Lines containing the string "with" are to be collected in full.

**** DATA SUPPLIED ****

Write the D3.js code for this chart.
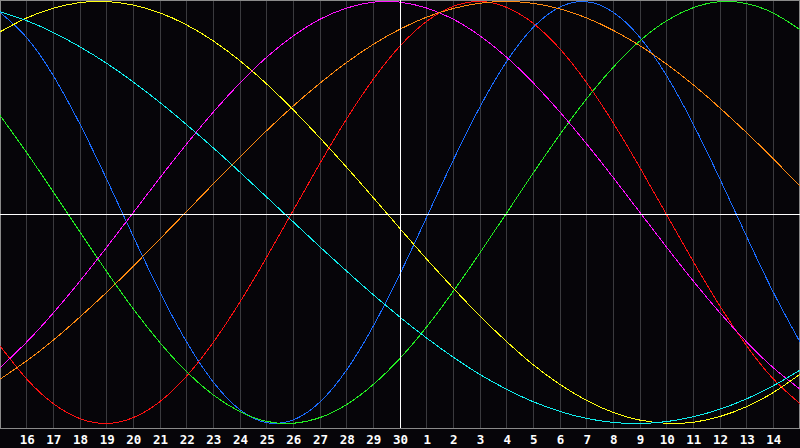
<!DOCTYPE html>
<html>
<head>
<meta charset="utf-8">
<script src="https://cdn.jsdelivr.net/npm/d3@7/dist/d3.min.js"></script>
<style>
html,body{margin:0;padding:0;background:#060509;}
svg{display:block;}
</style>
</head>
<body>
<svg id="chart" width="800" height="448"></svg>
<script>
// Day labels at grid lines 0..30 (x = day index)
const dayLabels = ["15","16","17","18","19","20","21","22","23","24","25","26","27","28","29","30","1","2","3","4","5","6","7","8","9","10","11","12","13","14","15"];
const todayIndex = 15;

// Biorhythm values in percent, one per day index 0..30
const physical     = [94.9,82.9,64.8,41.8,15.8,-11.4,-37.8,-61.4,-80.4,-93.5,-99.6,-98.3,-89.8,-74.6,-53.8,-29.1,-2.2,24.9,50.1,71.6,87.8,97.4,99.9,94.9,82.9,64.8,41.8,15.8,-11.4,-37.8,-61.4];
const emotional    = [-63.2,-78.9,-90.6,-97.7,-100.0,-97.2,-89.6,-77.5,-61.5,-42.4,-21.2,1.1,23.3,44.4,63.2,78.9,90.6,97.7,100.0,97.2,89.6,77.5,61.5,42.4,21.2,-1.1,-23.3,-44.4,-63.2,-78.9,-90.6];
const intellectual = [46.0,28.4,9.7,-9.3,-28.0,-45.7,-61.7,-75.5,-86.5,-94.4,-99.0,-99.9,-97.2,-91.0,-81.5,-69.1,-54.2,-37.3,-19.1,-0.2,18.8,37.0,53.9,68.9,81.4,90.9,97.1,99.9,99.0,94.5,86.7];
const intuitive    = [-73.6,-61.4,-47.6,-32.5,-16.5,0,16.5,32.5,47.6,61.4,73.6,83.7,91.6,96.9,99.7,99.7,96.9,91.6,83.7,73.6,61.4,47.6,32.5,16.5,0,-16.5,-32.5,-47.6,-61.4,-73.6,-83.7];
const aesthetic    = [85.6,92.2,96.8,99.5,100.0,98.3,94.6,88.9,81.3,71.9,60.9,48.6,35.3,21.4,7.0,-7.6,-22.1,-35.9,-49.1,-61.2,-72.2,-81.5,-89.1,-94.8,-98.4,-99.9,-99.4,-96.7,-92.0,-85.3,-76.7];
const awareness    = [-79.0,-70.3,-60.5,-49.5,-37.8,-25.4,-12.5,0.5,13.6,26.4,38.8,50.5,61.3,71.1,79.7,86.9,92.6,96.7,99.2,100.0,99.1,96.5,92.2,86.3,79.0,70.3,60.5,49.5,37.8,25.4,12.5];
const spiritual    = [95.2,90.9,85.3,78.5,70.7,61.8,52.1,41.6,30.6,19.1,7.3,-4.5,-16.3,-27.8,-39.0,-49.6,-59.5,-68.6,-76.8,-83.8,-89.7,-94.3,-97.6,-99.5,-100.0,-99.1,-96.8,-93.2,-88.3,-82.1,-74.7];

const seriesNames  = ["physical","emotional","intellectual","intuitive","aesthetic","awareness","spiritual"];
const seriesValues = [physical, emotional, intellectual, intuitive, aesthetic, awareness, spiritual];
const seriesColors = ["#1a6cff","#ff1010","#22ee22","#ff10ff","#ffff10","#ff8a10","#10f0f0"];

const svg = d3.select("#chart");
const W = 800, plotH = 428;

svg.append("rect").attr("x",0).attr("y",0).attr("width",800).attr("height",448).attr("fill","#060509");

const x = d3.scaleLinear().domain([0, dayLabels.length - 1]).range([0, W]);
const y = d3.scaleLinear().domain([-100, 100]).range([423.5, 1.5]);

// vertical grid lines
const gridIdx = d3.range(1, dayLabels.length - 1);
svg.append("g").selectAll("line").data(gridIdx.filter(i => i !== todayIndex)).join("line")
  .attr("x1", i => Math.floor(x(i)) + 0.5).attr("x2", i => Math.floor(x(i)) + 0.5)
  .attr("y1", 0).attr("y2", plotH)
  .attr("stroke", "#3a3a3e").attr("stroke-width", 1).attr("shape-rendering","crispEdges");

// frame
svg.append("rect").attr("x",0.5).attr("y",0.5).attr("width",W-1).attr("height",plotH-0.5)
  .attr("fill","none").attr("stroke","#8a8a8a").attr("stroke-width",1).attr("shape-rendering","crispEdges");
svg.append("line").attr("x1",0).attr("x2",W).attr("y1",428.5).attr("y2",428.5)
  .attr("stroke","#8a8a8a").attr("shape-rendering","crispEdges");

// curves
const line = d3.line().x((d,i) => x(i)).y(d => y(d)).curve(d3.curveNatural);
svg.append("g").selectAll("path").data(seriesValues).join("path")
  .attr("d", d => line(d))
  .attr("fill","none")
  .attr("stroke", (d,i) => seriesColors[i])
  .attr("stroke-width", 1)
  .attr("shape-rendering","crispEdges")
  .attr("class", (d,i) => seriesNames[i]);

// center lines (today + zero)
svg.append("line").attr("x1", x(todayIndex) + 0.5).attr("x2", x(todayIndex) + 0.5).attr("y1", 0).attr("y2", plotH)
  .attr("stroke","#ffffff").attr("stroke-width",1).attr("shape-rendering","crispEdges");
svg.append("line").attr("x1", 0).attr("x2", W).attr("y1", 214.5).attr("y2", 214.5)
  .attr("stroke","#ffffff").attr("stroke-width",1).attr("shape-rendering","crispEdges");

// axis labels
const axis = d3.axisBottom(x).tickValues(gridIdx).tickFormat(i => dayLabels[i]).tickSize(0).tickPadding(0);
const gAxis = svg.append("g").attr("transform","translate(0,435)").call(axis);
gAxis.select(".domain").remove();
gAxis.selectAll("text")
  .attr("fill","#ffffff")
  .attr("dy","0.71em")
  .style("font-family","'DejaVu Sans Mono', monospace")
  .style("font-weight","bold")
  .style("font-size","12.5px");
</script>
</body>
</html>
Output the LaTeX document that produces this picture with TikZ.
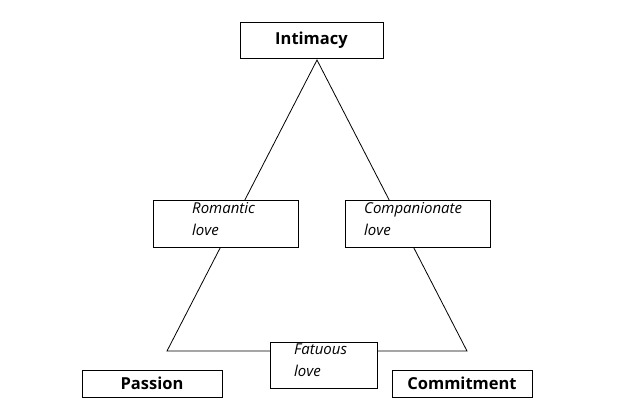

****
**** DATA SUPPLIED ****

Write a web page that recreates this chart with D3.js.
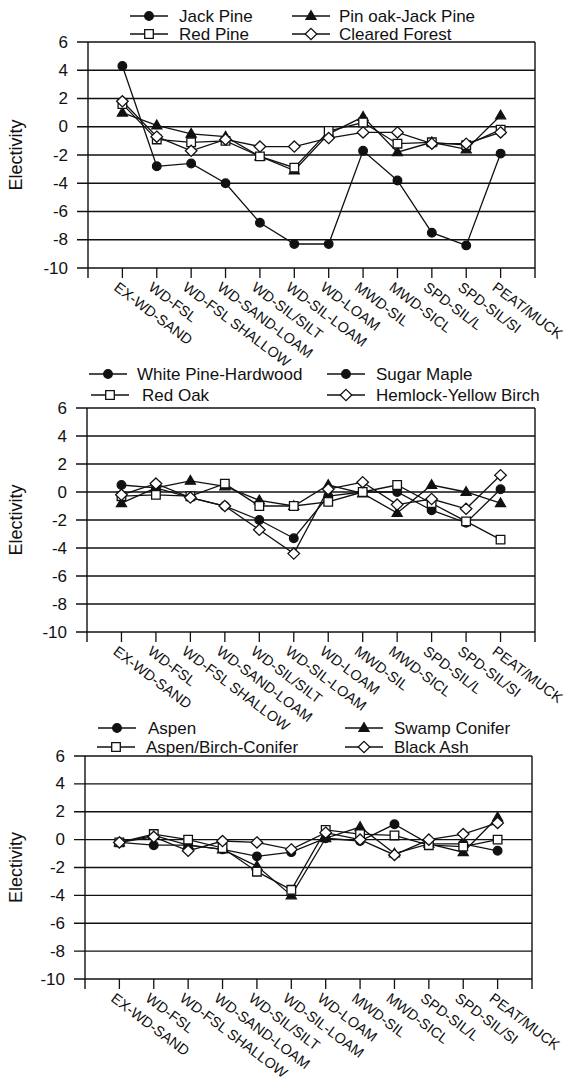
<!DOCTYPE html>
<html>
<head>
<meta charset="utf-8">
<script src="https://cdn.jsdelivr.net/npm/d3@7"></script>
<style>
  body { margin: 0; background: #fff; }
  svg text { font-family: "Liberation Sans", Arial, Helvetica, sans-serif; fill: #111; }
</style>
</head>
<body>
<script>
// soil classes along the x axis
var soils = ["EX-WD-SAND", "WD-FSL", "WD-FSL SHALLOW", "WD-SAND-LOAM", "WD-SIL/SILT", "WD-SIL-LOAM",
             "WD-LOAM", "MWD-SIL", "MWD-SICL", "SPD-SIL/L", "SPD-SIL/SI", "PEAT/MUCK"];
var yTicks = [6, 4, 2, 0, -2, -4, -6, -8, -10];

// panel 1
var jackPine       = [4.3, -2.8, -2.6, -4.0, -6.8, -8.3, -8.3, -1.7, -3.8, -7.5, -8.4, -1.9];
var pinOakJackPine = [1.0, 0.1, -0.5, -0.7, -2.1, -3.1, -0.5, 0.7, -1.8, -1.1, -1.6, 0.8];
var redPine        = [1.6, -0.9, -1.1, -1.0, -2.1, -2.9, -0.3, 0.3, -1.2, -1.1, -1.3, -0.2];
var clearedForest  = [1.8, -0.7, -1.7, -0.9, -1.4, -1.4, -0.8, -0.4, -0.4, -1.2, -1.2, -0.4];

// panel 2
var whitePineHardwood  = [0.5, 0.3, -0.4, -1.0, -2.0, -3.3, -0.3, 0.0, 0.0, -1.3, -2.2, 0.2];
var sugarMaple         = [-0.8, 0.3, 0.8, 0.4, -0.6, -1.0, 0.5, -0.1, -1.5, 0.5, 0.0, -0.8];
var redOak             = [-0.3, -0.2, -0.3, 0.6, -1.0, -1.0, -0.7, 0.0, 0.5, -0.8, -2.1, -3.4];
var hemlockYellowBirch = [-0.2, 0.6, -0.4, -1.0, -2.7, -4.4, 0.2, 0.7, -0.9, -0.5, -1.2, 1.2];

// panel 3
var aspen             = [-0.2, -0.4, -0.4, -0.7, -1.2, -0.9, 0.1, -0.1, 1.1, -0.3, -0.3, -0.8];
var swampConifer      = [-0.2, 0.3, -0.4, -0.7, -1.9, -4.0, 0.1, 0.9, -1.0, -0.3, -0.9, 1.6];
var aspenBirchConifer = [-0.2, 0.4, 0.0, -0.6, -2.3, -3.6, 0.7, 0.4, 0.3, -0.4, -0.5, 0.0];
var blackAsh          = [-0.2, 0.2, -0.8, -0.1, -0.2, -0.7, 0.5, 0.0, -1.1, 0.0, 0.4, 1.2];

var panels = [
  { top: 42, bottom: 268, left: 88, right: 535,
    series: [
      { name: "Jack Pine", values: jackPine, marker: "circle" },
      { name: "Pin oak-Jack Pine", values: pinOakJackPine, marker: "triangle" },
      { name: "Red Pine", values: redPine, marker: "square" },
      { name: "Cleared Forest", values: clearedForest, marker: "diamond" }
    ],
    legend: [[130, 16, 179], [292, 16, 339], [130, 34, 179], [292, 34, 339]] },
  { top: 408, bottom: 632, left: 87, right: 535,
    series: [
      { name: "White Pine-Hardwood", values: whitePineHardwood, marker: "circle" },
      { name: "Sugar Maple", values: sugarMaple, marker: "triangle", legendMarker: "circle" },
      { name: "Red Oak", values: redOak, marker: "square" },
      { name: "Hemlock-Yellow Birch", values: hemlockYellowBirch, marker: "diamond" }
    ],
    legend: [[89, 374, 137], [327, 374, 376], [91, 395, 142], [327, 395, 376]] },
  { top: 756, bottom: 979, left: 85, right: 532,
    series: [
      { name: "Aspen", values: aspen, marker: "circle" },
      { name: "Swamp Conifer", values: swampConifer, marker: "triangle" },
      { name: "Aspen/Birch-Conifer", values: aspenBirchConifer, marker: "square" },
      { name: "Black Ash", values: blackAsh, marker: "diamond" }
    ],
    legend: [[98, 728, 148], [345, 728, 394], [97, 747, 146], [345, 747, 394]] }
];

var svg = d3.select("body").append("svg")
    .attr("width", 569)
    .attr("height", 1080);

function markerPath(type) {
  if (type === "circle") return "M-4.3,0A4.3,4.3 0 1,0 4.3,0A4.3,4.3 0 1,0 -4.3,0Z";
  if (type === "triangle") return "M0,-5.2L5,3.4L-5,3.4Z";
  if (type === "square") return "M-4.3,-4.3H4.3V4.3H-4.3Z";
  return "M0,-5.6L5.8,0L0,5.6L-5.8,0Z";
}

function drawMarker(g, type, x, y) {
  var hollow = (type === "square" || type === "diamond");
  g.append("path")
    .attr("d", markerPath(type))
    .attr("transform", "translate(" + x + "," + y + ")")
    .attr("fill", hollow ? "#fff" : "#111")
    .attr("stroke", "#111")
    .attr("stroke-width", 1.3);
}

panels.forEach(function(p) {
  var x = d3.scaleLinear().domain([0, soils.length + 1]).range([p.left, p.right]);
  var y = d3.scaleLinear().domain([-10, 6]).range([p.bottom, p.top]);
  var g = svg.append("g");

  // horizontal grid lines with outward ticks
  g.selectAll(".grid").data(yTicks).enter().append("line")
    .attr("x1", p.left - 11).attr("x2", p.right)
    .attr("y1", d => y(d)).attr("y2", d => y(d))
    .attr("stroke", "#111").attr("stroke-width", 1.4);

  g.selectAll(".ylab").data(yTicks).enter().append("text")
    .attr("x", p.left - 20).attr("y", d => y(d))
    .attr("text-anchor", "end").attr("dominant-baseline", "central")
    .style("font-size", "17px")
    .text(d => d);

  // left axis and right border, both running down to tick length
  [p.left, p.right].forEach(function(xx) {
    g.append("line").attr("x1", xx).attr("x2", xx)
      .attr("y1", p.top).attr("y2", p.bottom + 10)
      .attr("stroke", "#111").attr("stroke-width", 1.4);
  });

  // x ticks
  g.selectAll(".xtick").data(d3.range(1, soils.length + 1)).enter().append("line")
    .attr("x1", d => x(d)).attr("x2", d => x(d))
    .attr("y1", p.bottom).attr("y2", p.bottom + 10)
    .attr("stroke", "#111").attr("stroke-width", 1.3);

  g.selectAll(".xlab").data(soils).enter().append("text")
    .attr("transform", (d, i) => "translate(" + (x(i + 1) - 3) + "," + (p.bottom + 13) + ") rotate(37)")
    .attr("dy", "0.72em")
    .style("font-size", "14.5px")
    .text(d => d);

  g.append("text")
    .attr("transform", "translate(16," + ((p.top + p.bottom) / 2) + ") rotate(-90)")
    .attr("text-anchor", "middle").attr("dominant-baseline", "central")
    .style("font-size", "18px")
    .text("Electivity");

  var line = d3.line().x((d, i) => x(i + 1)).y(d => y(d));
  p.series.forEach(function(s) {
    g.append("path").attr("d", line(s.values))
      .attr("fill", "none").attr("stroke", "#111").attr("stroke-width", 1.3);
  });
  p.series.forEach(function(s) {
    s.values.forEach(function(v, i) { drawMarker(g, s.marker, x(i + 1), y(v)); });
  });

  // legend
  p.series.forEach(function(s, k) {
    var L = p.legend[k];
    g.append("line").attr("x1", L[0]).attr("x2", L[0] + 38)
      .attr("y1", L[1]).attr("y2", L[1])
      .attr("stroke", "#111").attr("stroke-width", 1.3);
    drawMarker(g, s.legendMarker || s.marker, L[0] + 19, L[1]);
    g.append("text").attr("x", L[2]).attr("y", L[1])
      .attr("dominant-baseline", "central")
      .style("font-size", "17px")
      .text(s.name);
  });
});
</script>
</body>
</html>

****

* TASK RESULT:
Output the LaTeX document that produces this picture with TikZ.
Write a web page that recreates this chart with D3.js.
  // horizontal grid lines with outward ticks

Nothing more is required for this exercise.